Create a configuration file named config/postgresql-connector.json. For more information, see Connector configuration example.

{
  "name": "dbz-polardb",
  "config": {
    "connector.class": "io.debezium.connector.postgresql.PolarDBOConnector",
    "database.hostname": "<yourHostname>", 
    "database.port": "<yourPort>", 
    "database.user": "<yourUserName>", 
    "database.password": "<yourPassWord>", 
    "database.dbname" : "dbz_db",
    "plugin.name": "pgoutput",
    "slot.name": "dbz_polardb",
    "table.include.list": "public.t1,public.t2",
    "topic.prefix": "polardb"
    "transforms": "Combine",
    "transforms.Combine.type": "io.debezium.transforms.ByLogicalTableRouter",
    "transforms.Combine.topic.regex": "(.*)",
    "transforms.Combine.topic.replacement": "pg_dbz_event"
  }
}

Note

By default, a separate topic is created for each table. The preceding configurations aggregate the topics.

Add the connector.

curl -i -X POST -H "Accept:application/json" -H "Content-Type:application/json" 'http://localhost:8083/connectors' -d @config/postgresql-connector.json

After you add the connector, you can obtain full data from the pg_dbz_event topic in Kafka.

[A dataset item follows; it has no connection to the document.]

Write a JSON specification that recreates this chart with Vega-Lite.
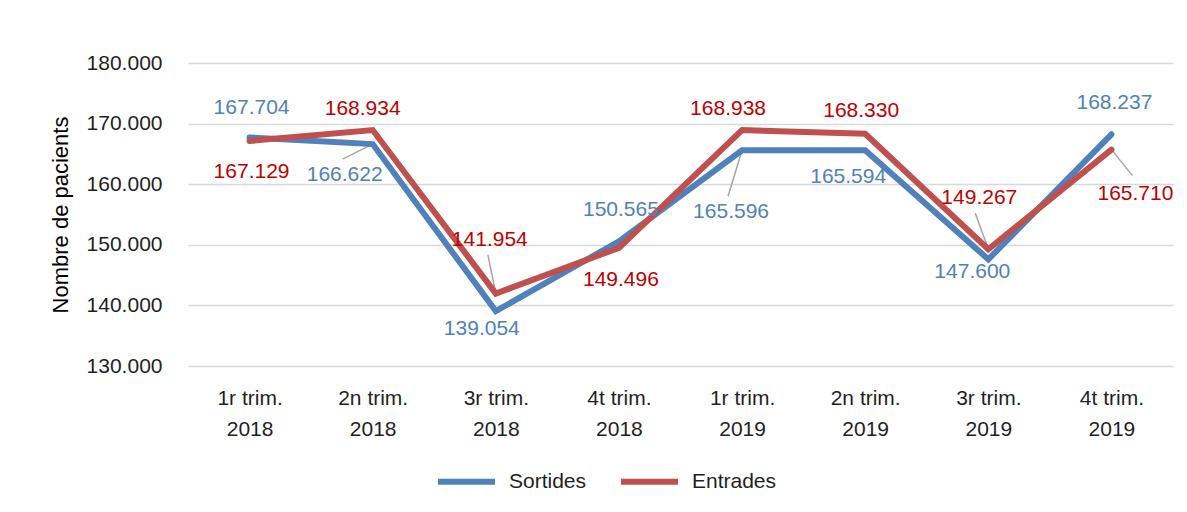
{
  "$schema": "https://vega.github.io/schema/vega-lite/v6.json",
  "width": 985,
  "height": 303,
  "autosize": {"type": "none"},
  "padding": {"left": 188, "top": 63, "right": 14, "bottom": 146},
  "background": "white",
  "config": {
    "locale": {"number": {"decimal": ",", "thousands": ".", "grouping": [3], "currency": ["", " €"]}},
    "font": "Liberation Sans",
    "view": {"stroke": null},
    "axis": {"labelFont": "Liberation Sans", "titleFont": "Liberation Sans"},
    "text": {"font": "Liberation Sans", "fontSize": 21}
  },
  "data": {
    "values": [
      {"trim": "1r trim. 2018", "serie": "Sortides", "valor": 167704},
      {"trim": "2n trim. 2018", "serie": "Sortides", "valor": 166622},
      {"trim": "3r trim. 2018", "serie": "Sortides", "valor": 139054},
      {"trim": "4t trim. 2018", "serie": "Sortides", "valor": 150565},
      {"trim": "1r trim. 2019", "serie": "Sortides", "valor": 165596},
      {"trim": "2n trim. 2019", "serie": "Sortides", "valor": 165594},
      {"trim": "3r trim. 2019", "serie": "Sortides", "valor": 147600},
      {"trim": "4t trim. 2019", "serie": "Sortides", "valor": 168237},
      {"trim": "1r trim. 2018", "serie": "Entrades", "valor": 167129},
      {"trim": "2n trim. 2018", "serie": "Entrades", "valor": 168934},
      {"trim": "3r trim. 2018", "serie": "Entrades", "valor": 141954},
      {"trim": "4t trim. 2018", "serie": "Entrades", "valor": 149496},
      {"trim": "1r trim. 2019", "serie": "Entrades", "valor": 168938},
      {"trim": "2n trim. 2019", "serie": "Entrades", "valor": 168330},
      {"trim": "3r trim. 2019", "serie": "Entrades", "valor": 149267},
      {"trim": "4t trim. 2019", "serie": "Entrades", "valor": 165710}
    ]
  },
  "encoding": {
    "x": {
      "field": "trim", "type": "nominal",
      "scale": {"type": "point", "padding": 0.5, "domain": ["1r trim. 2018", "2n trim. 2018", "3r trim. 2018", "4t trim. 2018", "1r trim. 2019", "2n trim. 2019", "3r trim. 2019", "4t trim. 2019"]},
      "axis": {
        "title": null, "labelAngle": 0, "domain": false, "ticks": false,
        "labelFontSize": 21, "labelColor": "#1f1f1f", "labelPadding": 32,
        "labelLineHeight": 31, "labelBaseline": "middle",
        "labelExpr": "[slice(datum.label,0,8), slice(datum.label,9)]"
      }
    },
    "y": {
      "field": "valor", "type": "quantitative",
      "scale": {"domain": [130000, 180000], "nice": false, "zero": false},
      "axis": {
        "title": "Nombre de pacients", "titleFontSize": 22, "titleFontWeight": "normal",
        "titleColor": "#000000", "titlePadding": 14,
        "values": [130000, 140000, 150000, 160000, 170000, 180000],
        "format": ",d", "labelFontSize": 21, "labelColor": "#1f1f1f", "labelPadding": 26,
        "domain": false, "ticks": false, "grid": true, "gridColor": "#D9D9D9", "gridWidth": 1.5
      }
    }
  },
  "layer": [
    {
      "transform": [{"filter": "datum.serie=='Sortides' && (datum.trim=='2n trim. 2018')"}],
      "mark": {"type": "rule", "color": "#A6A6A6", "strokeWidth": 1.5, "x2Offset": -30, "y2Offset": 15},
      "encoding": {"x2": {"field": "trim"}, "y2": {"field": "valor"}}
    },
    {
      "transform": [{"filter": "datum.serie=='Sortides' && (datum.trim=='1r trim. 2019')"}],
      "mark": {"type": "rule", "color": "#A6A6A6", "strokeWidth": 1.5, "x2Offset": -14, "y2Offset": 46},
      "encoding": {"x2": {"field": "trim"}, "y2": {"field": "valor"}}
    },
    {
      "transform": [{"filter": "datum.serie=='Entrades' && (datum.trim=='3r trim. 2018')"}],
      "mark": {"type": "rule", "color": "#A6A6A6", "strokeWidth": 1.5, "x2Offset": -8, "y2Offset": -39},
      "encoding": {"x2": {"field": "trim"}, "y2": {"field": "valor"}}
    },
    {
      "transform": [{"filter": "datum.serie=='Entrades' && (datum.trim=='3r trim. 2019')"}],
      "mark": {"type": "rule", "color": "#A6A6A6", "strokeWidth": 1.5, "x2Offset": -13, "y2Offset": -36},
      "encoding": {"x2": {"field": "trim"}, "y2": {"field": "valor"}}
    },
    {
      "transform": [{"filter": "datum.serie=='Entrades' && (datum.trim=='4t trim. 2019')"}],
      "mark": {"type": "rule", "color": "#A6A6A6", "strokeWidth": 1.5, "x2Offset": 21, "y2Offset": 26},
      "encoding": {"x2": {"field": "trim"}, "y2": {"field": "valor"}}
    },
    {
      "mark": {"type": "line", "strokeWidth": 6, "strokeCap": "round"},
      "encoding": {
        "color": {
          "field": "serie", "type": "nominal",
          "scale": {"domain": ["Sortides", "Entrades"], "range": ["#4F81BD", "#C0504D"]},
          "legend": {
            "title": null, "orient": "none", "direction": "horizontal",
            "legendX": 247, "legendY": 387,
            "symbolType": "stroke", "symbolSize": 3249, "symbolStrokeWidth": 6,
            "labelFontSize": 21, "labelColor": "#1f1f1f", "labelOffset": 11,
            "columnPadding": 22, "labelFont": "Liberation Sans"
          }
        }
      }
    },
    {"transform": [{"filter": "datum.serie=='Sortides' && datum.trim=='1r trim. 2018'"}], "mark": {"type": "text", "color": "#4F81BD", "dx": 2, "dy": -30, "baseline": "middle"}, "encoding": {"text": {"field": "valor", "format": ",d"}}},
    {"transform": [{"filter": "datum.serie=='Sortides' && datum.trim=='2n trim. 2018'"}], "mark": {"type": "text", "color": "#4F81BD", "dx": -28, "dy": 31, "baseline": "middle"}, "encoding": {"text": {"field": "valor", "format": ",d"}}},
    {"transform": [{"filter": "datum.serie=='Sortides' && datum.trim=='3r trim. 2018'"}], "mark": {"type": "text", "color": "#4F81BD", "dx": -14, "dy": 18, "baseline": "middle"}, "encoding": {"text": {"field": "valor", "format": ",d"}}},
    {"transform": [{"filter": "datum.serie=='Sortides' && datum.trim=='4t trim. 2018'"}], "mark": {"type": "text", "color": "#4F81BD", "dx": 2, "dy": -31, "baseline": "middle"}, "encoding": {"text": {"field": "valor", "format": ",d"}}},
    {"transform": [{"filter": "datum.serie=='Sortides' && datum.trim=='1r trim. 2019'"}], "mark": {"type": "text", "color": "#4F81BD", "dx": -11, "dy": 62, "baseline": "middle"}, "encoding": {"text": {"field": "valor", "format": ",d"}}},
    {"transform": [{"filter": "datum.serie=='Sortides' && datum.trim=='2n trim. 2019'"}], "mark": {"type": "text", "color": "#4F81BD", "dx": -17, "dy": 27, "baseline": "middle"}, "encoding": {"text": {"field": "valor", "format": ",d"}}},
    {"transform": [{"filter": "datum.serie=='Sortides' && datum.trim=='3r trim. 2019'"}], "mark": {"type": "text", "color": "#4F81BD", "dx": -16, "dy": 13, "baseline": "middle"}, "encoding": {"text": {"field": "valor", "format": ",d"}}},
    {"transform": [{"filter": "datum.serie=='Sortides' && datum.trim=='4t trim. 2019'"}], "mark": {"type": "text", "color": "#4F81BD", "dx": 3, "dy": -31, "baseline": "middle"}, "encoding": {"text": {"field": "valor", "format": ",d"}}},
    {"transform": [{"filter": "datum.serie=='Entrades' && datum.trim=='1r trim. 2018'"}], "mark": {"type": "text", "color": "#C00000", "dx": 2, "dy": 31, "baseline": "middle"}, "encoding": {"text": {"field": "valor", "format": ",d"}}},
    {"transform": [{"filter": "datum.serie=='Entrades' && datum.trim=='2n trim. 2018'"}], "mark": {"type": "text", "color": "#C00000", "dx": -10, "dy": -21, "baseline": "middle"}, "encoding": {"text": {"field": "valor", "format": ",d"}}},
    {"transform": [{"filter": "datum.serie=='Entrades' && datum.trim=='3r trim. 2018'"}], "mark": {"type": "text", "color": "#C00000", "dx": -6, "dy": -54, "baseline": "middle"}, "encoding": {"text": {"field": "valor", "format": ",d"}}},
    {"transform": [{"filter": "datum.serie=='Entrades' && datum.trim=='4t trim. 2018'"}], "mark": {"type": "text", "color": "#C00000", "dx": 2, "dy": 32, "baseline": "middle"}, "encoding": {"text": {"field": "valor", "format": ",d"}}},
    {"transform": [{"filter": "datum.serie=='Entrades' && datum.trim=='1r trim. 2019'"}], "mark": {"type": "text", "color": "#C00000", "dx": -14, "dy": -21, "baseline": "middle"}, "encoding": {"text": {"field": "valor", "format": ",d"}}},
    {"transform": [{"filter": "datum.serie=='Entrades' && datum.trim=='2n trim. 2019'"}], "mark": {"type": "text", "color": "#C00000", "dx": -4, "dy": -23, "baseline": "middle"}, "encoding": {"text": {"field": "valor", "format": ",d"}}},
    {"transform": [{"filter": "datum.serie=='Entrades' && datum.trim=='3r trim. 2019'"}], "mark": {"type": "text", "color": "#C00000", "dx": -9, "dy": -51, "baseline": "middle"}, "encoding": {"text": {"field": "valor", "format": ",d"}}},
    {"transform": [{"filter": "datum.serie=='Entrades' && datum.trim=='4t trim. 2019'"}], "mark": {"type": "text", "color": "#C00000", "dx": 24, "dy": 44, "baseline": "middle"}, "encoding": {"text": {"field": "valor", "format": ",d"}}}
  ]
}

Execute the following DML statements in the dbz_db database of the PolarDB cluster:

INSERT INTO public.t1(a, b, c) VALUES(2, 'b', now());
UPDATE public.t1 SET b = 'c' WHERE a = 1;
DELETE FROM public.t1 WHERE a = 2;
INSERT INTO public.t1(a, b, c) VALUES(4, 'd', now());

INSERT INTO public.t2(a, b, c) VALUES(2, 'b', now());
UPDATE public.t2 SET b = 'c' WHERE a = 1;
DELETE FROM public.t2 WHERE a = 2;
INSERT INTO public.t2(a, b, c) VALUES(4, 'd', now());

Then, you can query the incremental data in the Kafka topic.